What is being asked ▸
Track down the lines that contain "this" and copy them.

Raw data ▸
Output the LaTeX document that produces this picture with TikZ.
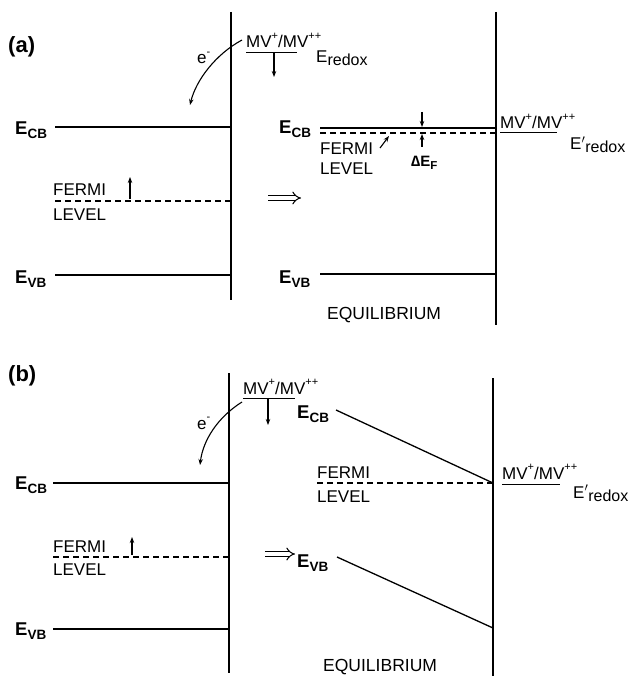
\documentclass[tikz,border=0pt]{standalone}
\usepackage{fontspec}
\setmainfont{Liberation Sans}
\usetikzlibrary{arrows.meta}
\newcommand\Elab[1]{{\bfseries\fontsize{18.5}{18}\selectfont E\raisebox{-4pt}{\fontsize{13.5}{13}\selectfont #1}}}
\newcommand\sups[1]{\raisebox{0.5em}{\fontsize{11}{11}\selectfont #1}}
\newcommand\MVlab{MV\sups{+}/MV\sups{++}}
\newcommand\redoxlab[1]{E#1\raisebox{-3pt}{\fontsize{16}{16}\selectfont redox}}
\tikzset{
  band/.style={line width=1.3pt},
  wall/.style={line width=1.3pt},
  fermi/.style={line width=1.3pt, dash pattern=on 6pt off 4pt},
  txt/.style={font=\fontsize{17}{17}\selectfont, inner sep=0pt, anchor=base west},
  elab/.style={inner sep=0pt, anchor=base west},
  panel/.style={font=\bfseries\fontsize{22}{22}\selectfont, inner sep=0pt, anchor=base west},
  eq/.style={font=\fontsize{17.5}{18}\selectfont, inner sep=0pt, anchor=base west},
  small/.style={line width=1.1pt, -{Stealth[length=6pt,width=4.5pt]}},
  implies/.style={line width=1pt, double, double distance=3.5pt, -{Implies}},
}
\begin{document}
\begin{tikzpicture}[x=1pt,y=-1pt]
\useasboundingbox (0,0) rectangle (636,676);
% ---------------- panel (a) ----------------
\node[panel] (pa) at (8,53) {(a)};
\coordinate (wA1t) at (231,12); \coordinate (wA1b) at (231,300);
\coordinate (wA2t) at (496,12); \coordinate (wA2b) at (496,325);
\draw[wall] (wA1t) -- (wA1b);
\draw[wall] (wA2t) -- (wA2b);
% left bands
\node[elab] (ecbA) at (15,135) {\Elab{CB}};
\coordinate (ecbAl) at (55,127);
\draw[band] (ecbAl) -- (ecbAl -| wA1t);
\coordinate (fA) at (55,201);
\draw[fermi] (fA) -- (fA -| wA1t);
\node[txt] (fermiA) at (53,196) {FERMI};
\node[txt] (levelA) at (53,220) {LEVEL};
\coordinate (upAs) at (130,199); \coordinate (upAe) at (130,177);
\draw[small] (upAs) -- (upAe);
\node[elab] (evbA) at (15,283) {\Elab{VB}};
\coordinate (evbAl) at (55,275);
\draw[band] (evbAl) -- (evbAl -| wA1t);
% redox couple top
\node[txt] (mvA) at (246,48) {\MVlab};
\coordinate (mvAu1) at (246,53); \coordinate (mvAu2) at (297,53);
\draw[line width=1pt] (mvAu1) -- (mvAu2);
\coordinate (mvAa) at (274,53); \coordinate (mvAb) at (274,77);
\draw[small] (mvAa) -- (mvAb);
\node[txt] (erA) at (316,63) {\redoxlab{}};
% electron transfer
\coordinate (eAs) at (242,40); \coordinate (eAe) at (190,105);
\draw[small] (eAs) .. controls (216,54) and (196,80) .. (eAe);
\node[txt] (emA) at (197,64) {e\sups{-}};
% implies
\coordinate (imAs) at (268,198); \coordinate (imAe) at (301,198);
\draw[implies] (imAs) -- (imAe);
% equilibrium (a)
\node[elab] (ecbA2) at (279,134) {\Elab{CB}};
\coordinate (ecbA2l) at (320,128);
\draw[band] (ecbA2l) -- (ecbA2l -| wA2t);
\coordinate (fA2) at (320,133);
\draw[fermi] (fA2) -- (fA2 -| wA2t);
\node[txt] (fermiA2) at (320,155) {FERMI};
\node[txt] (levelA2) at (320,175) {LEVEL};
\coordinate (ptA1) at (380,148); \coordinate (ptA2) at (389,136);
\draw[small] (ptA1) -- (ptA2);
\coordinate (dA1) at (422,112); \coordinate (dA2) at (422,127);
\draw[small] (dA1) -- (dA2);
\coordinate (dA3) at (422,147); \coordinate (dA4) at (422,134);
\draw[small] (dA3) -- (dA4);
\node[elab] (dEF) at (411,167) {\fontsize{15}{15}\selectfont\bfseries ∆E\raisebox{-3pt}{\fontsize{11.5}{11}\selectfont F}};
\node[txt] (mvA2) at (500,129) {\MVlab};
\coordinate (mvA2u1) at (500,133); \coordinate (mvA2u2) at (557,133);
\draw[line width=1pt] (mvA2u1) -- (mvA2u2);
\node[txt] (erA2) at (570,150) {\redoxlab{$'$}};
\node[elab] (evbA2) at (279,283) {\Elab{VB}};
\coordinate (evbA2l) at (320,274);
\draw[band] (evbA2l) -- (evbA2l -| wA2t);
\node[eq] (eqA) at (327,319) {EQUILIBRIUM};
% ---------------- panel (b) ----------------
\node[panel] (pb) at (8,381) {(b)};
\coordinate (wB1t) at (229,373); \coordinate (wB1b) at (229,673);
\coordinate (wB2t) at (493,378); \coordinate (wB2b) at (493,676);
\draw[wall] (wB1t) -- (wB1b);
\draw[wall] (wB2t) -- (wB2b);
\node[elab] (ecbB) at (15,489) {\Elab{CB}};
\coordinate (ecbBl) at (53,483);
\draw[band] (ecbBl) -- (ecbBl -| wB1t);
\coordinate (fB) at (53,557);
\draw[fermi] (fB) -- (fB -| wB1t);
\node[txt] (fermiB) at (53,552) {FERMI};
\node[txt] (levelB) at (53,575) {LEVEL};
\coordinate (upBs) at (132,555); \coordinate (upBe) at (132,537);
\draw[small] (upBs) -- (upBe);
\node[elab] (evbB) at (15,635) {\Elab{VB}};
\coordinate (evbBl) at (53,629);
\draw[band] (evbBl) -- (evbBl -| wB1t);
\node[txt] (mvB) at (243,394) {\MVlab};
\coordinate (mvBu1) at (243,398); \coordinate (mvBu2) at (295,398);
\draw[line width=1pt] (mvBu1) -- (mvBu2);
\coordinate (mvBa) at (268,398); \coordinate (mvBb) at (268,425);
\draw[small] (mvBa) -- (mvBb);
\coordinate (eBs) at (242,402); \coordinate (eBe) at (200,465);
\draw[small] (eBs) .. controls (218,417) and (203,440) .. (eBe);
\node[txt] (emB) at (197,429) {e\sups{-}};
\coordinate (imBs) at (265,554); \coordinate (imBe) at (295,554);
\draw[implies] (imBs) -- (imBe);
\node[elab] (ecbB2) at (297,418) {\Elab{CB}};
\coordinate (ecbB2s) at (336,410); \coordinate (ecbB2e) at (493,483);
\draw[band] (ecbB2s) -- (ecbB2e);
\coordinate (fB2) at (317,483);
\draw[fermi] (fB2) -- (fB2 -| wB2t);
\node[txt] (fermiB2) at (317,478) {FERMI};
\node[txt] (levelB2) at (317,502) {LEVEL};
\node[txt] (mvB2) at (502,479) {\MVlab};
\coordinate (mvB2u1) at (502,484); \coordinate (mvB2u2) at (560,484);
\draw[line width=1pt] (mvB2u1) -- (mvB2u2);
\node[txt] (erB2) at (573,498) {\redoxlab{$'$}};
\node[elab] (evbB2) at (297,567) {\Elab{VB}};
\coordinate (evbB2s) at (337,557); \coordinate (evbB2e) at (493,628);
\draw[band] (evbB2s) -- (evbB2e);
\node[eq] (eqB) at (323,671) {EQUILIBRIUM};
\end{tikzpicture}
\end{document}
--
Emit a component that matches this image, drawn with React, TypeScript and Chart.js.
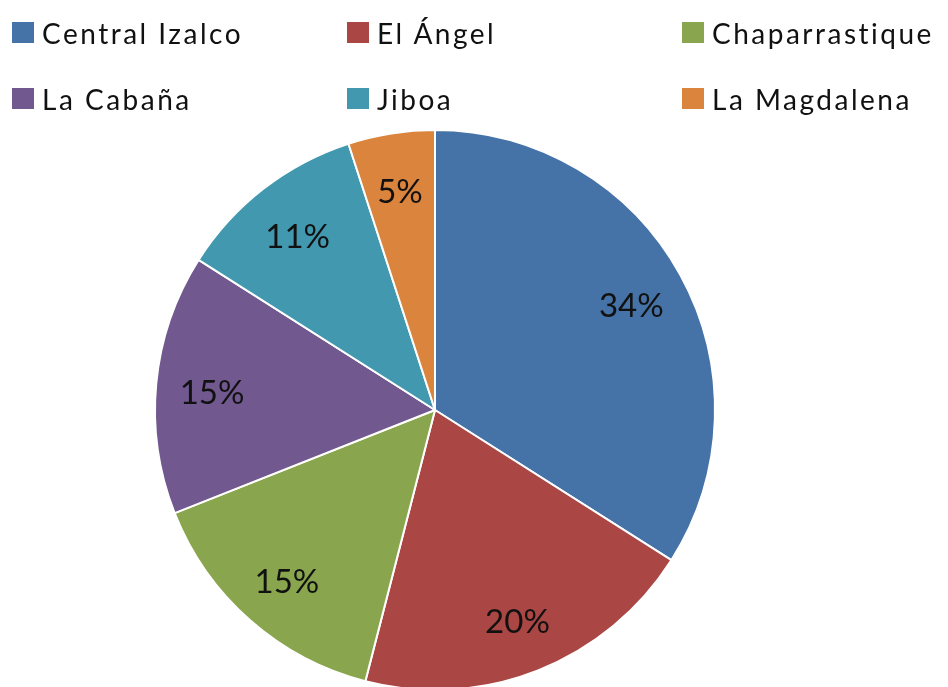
...
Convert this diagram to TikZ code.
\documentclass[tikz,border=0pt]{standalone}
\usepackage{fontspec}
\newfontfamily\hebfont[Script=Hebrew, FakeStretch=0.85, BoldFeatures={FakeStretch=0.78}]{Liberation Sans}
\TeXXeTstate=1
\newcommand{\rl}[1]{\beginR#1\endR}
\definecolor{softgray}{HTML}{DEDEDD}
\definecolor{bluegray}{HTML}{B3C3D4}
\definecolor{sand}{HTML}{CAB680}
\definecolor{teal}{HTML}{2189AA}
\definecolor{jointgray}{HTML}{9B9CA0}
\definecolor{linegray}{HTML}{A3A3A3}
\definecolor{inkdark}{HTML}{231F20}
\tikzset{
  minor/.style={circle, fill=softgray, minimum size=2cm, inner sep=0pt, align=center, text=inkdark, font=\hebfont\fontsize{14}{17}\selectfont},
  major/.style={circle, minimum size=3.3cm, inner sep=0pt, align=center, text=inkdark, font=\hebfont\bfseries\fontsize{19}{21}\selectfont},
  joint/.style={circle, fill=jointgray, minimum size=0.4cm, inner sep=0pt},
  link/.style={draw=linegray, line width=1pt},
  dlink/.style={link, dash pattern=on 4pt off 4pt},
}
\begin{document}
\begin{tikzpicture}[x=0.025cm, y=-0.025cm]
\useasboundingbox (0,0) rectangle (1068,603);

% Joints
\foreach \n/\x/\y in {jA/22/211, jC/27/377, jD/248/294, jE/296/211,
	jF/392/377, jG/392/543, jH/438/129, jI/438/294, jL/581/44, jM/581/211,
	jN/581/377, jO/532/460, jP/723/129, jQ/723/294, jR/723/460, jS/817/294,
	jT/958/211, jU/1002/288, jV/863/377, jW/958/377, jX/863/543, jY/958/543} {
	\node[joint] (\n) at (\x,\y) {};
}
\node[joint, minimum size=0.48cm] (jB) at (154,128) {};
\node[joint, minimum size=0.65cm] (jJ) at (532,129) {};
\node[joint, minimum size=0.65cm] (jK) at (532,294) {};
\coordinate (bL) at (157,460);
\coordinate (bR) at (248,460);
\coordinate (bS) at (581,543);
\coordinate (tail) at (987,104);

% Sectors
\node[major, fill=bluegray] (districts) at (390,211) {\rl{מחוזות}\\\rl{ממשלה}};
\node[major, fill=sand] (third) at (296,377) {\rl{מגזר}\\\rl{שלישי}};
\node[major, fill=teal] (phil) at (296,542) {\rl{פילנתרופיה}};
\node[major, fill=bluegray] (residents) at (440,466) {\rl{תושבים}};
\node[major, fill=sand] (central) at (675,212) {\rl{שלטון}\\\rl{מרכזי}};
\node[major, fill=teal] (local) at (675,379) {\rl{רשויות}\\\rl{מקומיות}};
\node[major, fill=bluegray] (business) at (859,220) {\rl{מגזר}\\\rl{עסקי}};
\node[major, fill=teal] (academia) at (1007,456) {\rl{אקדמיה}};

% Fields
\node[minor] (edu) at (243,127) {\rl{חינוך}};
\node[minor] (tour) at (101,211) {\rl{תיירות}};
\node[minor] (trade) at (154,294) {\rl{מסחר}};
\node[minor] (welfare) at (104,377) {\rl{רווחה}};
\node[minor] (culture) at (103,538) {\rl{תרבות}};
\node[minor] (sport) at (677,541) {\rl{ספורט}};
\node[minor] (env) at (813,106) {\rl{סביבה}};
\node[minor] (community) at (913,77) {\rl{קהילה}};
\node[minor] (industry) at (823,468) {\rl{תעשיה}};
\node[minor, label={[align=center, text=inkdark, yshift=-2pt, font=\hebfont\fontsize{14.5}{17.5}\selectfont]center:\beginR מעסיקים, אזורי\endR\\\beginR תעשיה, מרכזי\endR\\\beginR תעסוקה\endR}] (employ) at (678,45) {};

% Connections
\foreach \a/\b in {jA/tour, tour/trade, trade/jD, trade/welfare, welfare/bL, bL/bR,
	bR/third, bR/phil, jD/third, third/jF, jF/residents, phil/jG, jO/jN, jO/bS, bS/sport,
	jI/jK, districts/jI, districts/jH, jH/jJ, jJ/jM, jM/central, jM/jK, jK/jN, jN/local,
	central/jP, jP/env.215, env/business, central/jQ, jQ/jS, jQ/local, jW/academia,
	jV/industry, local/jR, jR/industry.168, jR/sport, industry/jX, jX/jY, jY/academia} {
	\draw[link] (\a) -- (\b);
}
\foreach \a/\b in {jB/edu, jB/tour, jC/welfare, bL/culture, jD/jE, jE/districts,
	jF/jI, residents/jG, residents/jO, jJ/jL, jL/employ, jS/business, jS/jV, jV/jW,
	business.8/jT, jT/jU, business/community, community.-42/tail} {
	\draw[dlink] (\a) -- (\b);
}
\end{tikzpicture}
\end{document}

Solution to the problem ▸
Output the LaTeX document that produces this picture with TikZ.
Emit a component that matches this image, drawn with React, TypeScript and Chart.js.
Convert this diagram to TikZ code.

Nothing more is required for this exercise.